For now, an external scanner may be specified.

Future of the scanner

The scanner may be capable of scanning also pre-compiled headers, like Clang’s “modules cache”
Then, an external scanner, for example clang-scan-deps, shall be specified.

Background and history

I have been experimenting ninja dyndep for weeks. I achieved highly parallelized build.ninja for Clang/LLVM tree.
See, “Clang can be built within one minute”, https://twitter.com/chapuni/status/1401519362058555393

For it, I implemented in CMake, “automatically discover add_dependencies() to generated header file and convert them to dyndep”

It works fine with LLVM tree but I don’t think it would be suitable to generic use.

  • I don’t think all projects would be ready to discover_dyndep. I guess some of them would be immature.
    • Introducing a new policy might be an option.
  • It was hard to dissolve cmake_object_order_depends chain.
  • Dissolving add_dependencies() would not help cutting unintended dependencies.

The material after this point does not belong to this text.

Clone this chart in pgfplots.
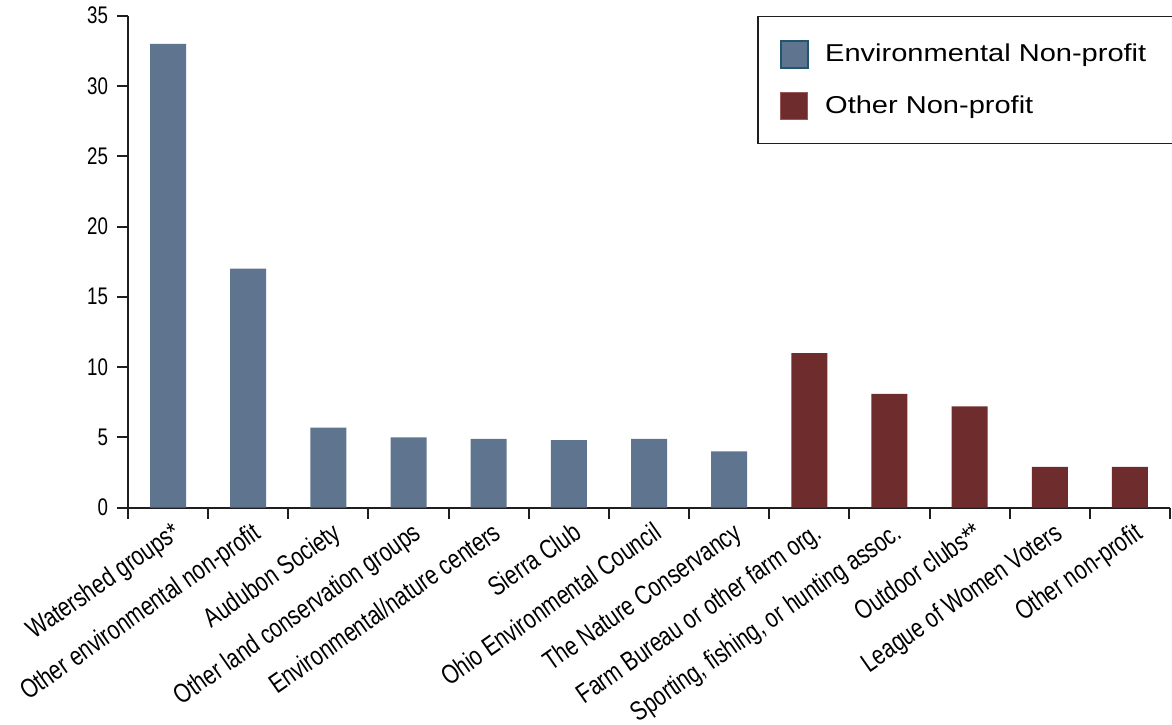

I concluded I should introduce more simple scheme. (see proposal above)

Thank you.

Starting from 3.20, Makefiles generators, as Ninja, use the compiler itself for C, C++, CUDA, etc… to compute the dependencies so, as soon the header file is included in some source file, dependencies will be correctly computed without any special treatment.

Considering the previous remark, is there any added value to create target_include_generated_files() command rather than using add_dependencies()?

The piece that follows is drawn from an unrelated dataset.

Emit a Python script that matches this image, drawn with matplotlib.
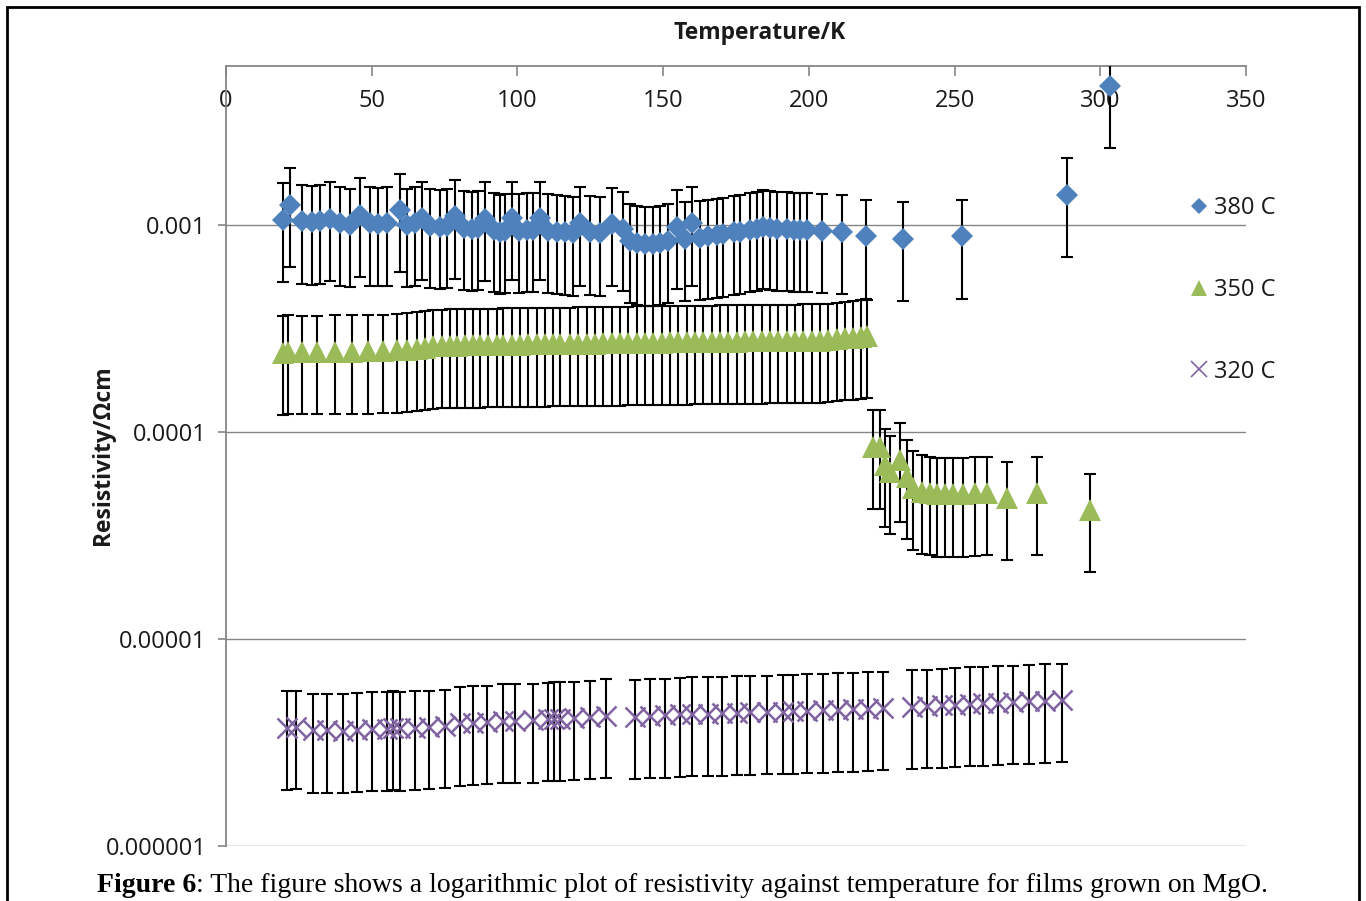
import matplotlib
matplotlib.use('Agg')
import matplotlib.pyplot as plt
from matplotlib.lines import Line2D
from matplotlib.patches import Rectangle
from matplotlib.ticker import FixedLocator, FixedFormatter, NullLocator
import numpy as np

plt.rcParams['font.family'] = ['Open Sans', 'DejaVu Sans']

# ---------------- data ----------------
series_labels = ['380 C', '350 C', '320 C']

T_380 = [19.7, 22.0, 26.0, 29.4, 32.3, 35.7, 39.1, 42.6, 46.0, 49.4,
         52.3, 55.2, 59.7, 62.0, 64.9, 67.2, 70.0, 73.5, 75.8, 78.6,
         81.5, 84.4, 86.6, 88.9, 91.8, 94.1, 95.8, 98.1, 100.4, 103.2,
         105.5, 107.8, 110.6, 113.5, 116.3, 119.0, 121.5, 124.9, 128.3, 132.4,
         136.3, 138.6, 140.9, 143.8, 146.6, 148.9, 151.8, 154.7, 157.5, 159.8,
         162.7, 165.5, 168.4, 170.7, 174.2, 176.4, 179.9, 182.2, 184.4, 186.8,
         189.0, 192.5, 194.8, 197.1, 199.4, 204.5, 211.4, 219.7, 232.3, 252.6,
         288.5, 303.4]
R_380_e3 = [1.06, 1.25, 1.04, 1.03, 1.04, 1.07, 1.02, 1.00, 1.12, 1.02,
            1.01, 1.02, 1.18, 1.00, 1.02, 1.08, 0.99, 0.98, 0.99, 1.10,
            0.97, 0.96, 0.97, 1.07, 0.95, 0.93, 0.94, 1.08, 0.94, 0.95,
            0.95, 1.08, 0.94, 0.93, 0.92, 0.91, 1.02, 0.92, 0.91, 1.01,
            0.96, 0.84, 0.82, 0.81, 0.81, 0.82, 0.84, 0.98, 0.86, 1.02,
            0.87, 0.88, 0.89, 0.90, 0.92, 0.93, 0.95, 0.96, 0.98, 0.97,
            0.96, 0.96, 0.95, 0.95, 0.95, 0.94, 0.93, 0.88, 0.86, 0.88,
            1.40, 4.70]

T_350 = [19.7, 21.4, 26.0, 31.1, 37.4, 43.1, 48.8, 54.0, 58.6, 62.0,
         65.4, 68.3, 71.1, 74.0, 76.9, 79.2, 82.0, 84.9, 87.2, 90.0,
         92.9, 95.2, 98.0, 100.9, 103.7, 106.6, 109.5, 112.3, 114.6, 118.1,
         120.9, 123.8, 126.7, 129.5, 132.4, 135.2, 138.0, 140.9, 143.8, 146.6,
         149.5, 152.3, 155.2, 158.1, 160.9, 163.8, 166.7, 169.5, 172.4, 175.2,
         178.1, 181.0, 183.8, 186.7, 189.5, 192.4, 195.3, 198.1, 201.0, 203.8,
         206.7, 209.6, 212.4, 215.3, 217.8, 219.8,
         221.9, 224.4, 226.1, 227.9, 231.3, 233.6, 235.8, 238.7, 241.6, 243.8,
         246.7, 249.5, 253.0, 257.0, 261.2, 268.0, 278.2, 296.3]
R_350_e4 = [2.42, 2.44, 2.43, 2.43, 2.44, 2.44, 2.45, 2.46, 2.48, 2.50,
            2.52, 2.55, 2.59, 2.60, 2.61, 2.61, 2.62, 2.62, 2.62, 2.63,
            2.63, 2.64, 2.64, 2.64, 2.65, 2.65, 2.65, 2.66, 2.66, 2.66,
            2.67, 2.67, 2.67, 2.68, 2.68, 2.68, 2.69, 2.70, 2.70, 2.70,
            2.70, 2.71, 2.71, 2.71, 2.72, 2.72, 2.72, 2.73, 2.73, 2.73,
            2.74, 2.74, 2.74, 2.75, 2.75, 2.75, 2.75, 2.76, 2.76, 2.76,
            2.78, 2.81, 2.84, 2.86, 2.88, 2.91,
            0.849, 0.850, 0.693, 0.640, 0.733, 0.608, 0.537, 0.515, 0.507, 0.500,
            0.500, 0.500, 0.500, 0.505, 0.507, 0.480, 0.507, 0.420]

T_320 = [20.8, 24.0, 29.7, 34.8, 40.1, 44.9, 50.1, 55.2, 57.3, 59.7,
         64.8, 69.7, 75.2, 80.3, 84.9, 89.5, 95.2, 99.2, 105.5, 110.6,
         112.4, 114.7, 119.3, 125.0, 130.4, 140.4, 145.5, 150.7, 155.8, 159.8,
         165.5, 170.1, 175.3, 179.8, 185.5, 191.2, 194.7, 199.2, 204.9, 210.1,
         215.2, 220.4, 225.6, 235.3, 240.4, 245.6, 250.1, 255.3, 259.9, 265.0,
         270.2, 275.4, 281.1, 286.8]
R_320_e6 = [3.72, 3.75, 3.62, 3.62, 3.60, 3.65, 3.68, 3.68, 3.72, 3.70,
            3.72, 3.75, 3.80, 3.92, 3.95, 3.97, 4.02, 4.03, 4.05, 4.10,
            4.12, 4.12, 4.15, 4.20, 4.25, 4.22, 4.26, 4.28, 4.32, 4.35,
            4.36, 4.38, 4.40, 4.42, 4.44, 4.46, 4.47, 4.50, 4.52, 4.55,
            4.58, 4.60, 4.64, 4.70, 4.74, 4.78, 4.82, 4.86, 4.89, 4.92,
            4.96, 4.99, 5.03, 5.07]

relative_error = 0.5   # error bars are +/-50 % of each value

x_ticks = [0, 50, 100, 150, 200, 250, 300, 350]
y_ticks = [1e-6, 1e-5, 1e-4, 1e-3]
y_tick_labels = ['0.000001', '0.00001', '0.0001', '0.001']

# ---------------- figure ----------------
W, H = 1366, 901
fig = plt.figure(figsize=(W / 100, H / 100), dpi=100)
fig.patch.set_facecolor('white')

# outer frame of the embedded chart
fig.patches.append(Rectangle((7 / W, -0.02), (1359 - 7) / W, 1.02 - 7 / H,
                             transform=fig.transFigure, fill=False,
                             edgecolor='black', linewidth=2.0))

ax = fig.add_axes([226 / W, 1 - 846 / H, (1246 - 226) / W, (846 - 66) / H])
ax.set_yscale('log')
ax.set_xlim(0, 350)
ax.set_ylim(1e-6, 10 ** (-3 + 159 / 207))

grey = '#868686'
text_col = '#1a1a1a'
colors = {'380 C': '#4F81BD', '350 C': '#9BBB59', '320 C': '#8064A2'}

series = [
    ('380 C', np.array(T_380), np.array(R_380_e3) * 1e-3, 'D', 11.5),
    ('350 C', np.array(T_350), np.array(R_350_e4) * 1e-4, '^', 15.5),
    ('320 C', np.array(T_320), np.array(R_320_e6) * 1e-6, 'x', 14.0),
]

for i, (lab, t, r, mk, ms) in enumerate(series):
    err = r * relative_error
    ax.errorbar(t, r, yerr=err, fmt='none', ecolor='black', elinewidth=1.5,
                capsize=4.5, capthick=1.5, zorder=3 + 2 * i)
    if mk == 'x':
        ax.plot(t, r, linestyle='none', marker=mk, markersize=ms,
                markeredgewidth=1.8, color=colors[lab], zorder=4 + 2 * i)
    else:
        ax.plot(t, r, linestyle='none', marker=mk, markersize=ms,
                markeredgewidth=0, color=colors[lab], zorder=4 + 2 * i)

# axes styling
for s in ['right', 'bottom']:
    ax.spines[s].set_visible(False)
for s in ['left', 'top']:
    ax.spines[s].set_color(grey)
    ax.spines[s].set_linewidth(1.3)

ax.yaxis.set_major_locator(FixedLocator(y_ticks))
ax.yaxis.set_major_formatter(FixedFormatter(y_tick_labels))
ax.yaxis.set_minor_locator(NullLocator())
ax.grid(axis='y', which='major', color=grey, linewidth=1.0, zorder=1)
ax.set_axisbelow(True)
ax.tick_params(axis='y', which='major', direction='out', length=6, width=1.2,
               color=grey, labelsize=17, labelcolor=text_col, pad=8)

ax.set_xticks(x_ticks)
ax.xaxis.set_ticks_position('top')
ax.tick_params(axis='x', which='major', top=True, bottom=False,
               labeltop=True, labelbottom=False, direction='in',
               length=7, width=1.2, color=grey, labelsize=17,
               labelcolor=text_col, pad=-34)

# axis titles
fig.text(760 / W, 1 - 33 / H, 'Temperature/K', ha='center', va='center',
         fontsize=16.5, fontweight='bold', color=text_col)
fig.text(103 / W, 1 - 455 / H, 'Resistivity/Ωcm', ha='center', va='center',
         rotation=90, fontsize=16.5, fontweight='bold', color=text_col)

# legend
handles = [
    Line2D([], [], linestyle='none', marker='D', markersize=8, markeredgewidth=0,
           color=colors['380 C']),
    Line2D([], [], linestyle='none', marker='^', markersize=12, markeredgewidth=0,
           color=colors['350 C']),
    Line2D([], [], linestyle='none', marker='x', markersize=12, markeredgewidth=1.2,
           color=colors['320 C']),
]
leg = fig.legend(handles, series_labels, loc='upper left',
                 bbox_to_anchor=(1190 / W, 1 - 196 / H), frameon=False,
                 fontsize=17, handlelength=0.75, handletextpad=0.25,
                 labelspacing=2.45, borderaxespad=0, borderpad=0)
for txt in leg.get_texts():
    txt.set_color(text_col)

# caption
cap1 = fig.text(97 / W, 1 - 886 / H, 'Figure 6', ha='left', va='center',
                fontsize=20, fontweight='bold', family='Liberation Serif')
ax.annotate(': The figure shows a logarithmic plot of resistivity against temperature for films grown on MgO.',
            xy=(1, 0), xycoords=cap1, ha='left', va='bottom',
            fontsize=20, family='Liberation Serif', annotation_clip=False)

fig.savefig('out.png', dpi=100)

Excuse me my poor example. Could you assume “lib2.c might include or might not include generated.h”
If lib2.c doesn’t include generated.h, the action header_gen isn’t executed.

In my example, each target has one source file.
But in practice, each target has bunch of sources and the project has hundreds of targets. The project has thousands of sources.

In such a case, prescanner can discover independent files in lib2 and Ninja dyndep can schedule them in prior to generated_h.
Or, generated_h stays as a bottleneck.

I am proposing the way to give opportunity of dyndep.

FYI, I experimented “header-only interface library”.

# inc/CMakeLists.txt
add_library(generated_h INTERFACE ${generated_file})
target_include_directories(generated_h INTERFACE ${CMAKE_CURRENT_BINARY_DIR})
# CMakeLists.txt
add_library(lib2 lib2.c) # depends on generated header
target_link_libraries(lib2 PRIVATE generated_h)

This can prune lib12’s dependency on generated_h, since lib12 uses target_link_libraries(INTERFACE)
But couldn’t prune main’s dependency.

It’s my intention that neither lib12 nor main depend on generated_h.

It sounds like this issue is of interest here. Also note that it is only really possible with the Ninja generator(s).

Ok, I understood your point.

I am afraid this is not the meaning of the story… Until 3.20, for makefile generators, a custom scanner was used to discover dependencies for c/c++ files, but this approach has many drawbacks:

  • This scanner is not able to handle all the complexity of the languages and preprocessor directives: a lot of bugs were logged due to this approach.
  • Each new language requires to develop a specific scanner which is nearly impossible with a reasonable cost.

So, the future is to rely on compilers themselves to generate implicit dependencies.

I guess my proposal will resolve it but it is not only an issue I want to resolve.

I took a way to introduce another semantics against add_dependencies, since I knew issues.
(This is because I abandoned the way to dissolve and extract dyndep from order-only deps chanin)

  • Introduce semantics to local order-only deps, out of add_dependencies.
    • It may be transitive. It should be available as PRIVATE as least.
  • Dyndep-capable generator(s), like ninja, can substitute it to dyndep scanner.

Do you think other generators could handle local order-only deps?

Also I was afraid of diversion of cmake_depends. I know CMake is getting rid of relying of it.

But I also thought that existent codebase might be considered to divert.

In my proposal,

  • If a prescanner is specified, the facility is activated. I think like CMAKE_EXPERIMENTAL_LANG_PRESCANNER
    ** Clang will provide compatible scanner, clang-scan-deps, for it in the future.
  • cmake_depends may be enhanced as default scanner, when “awareness of missing files” is implemented.

Prescanner may be “gross scanner”. I think cmake_depends will be acceptable to it.

FYI, I found a similar issue.

My proposal will help him, but seems too late.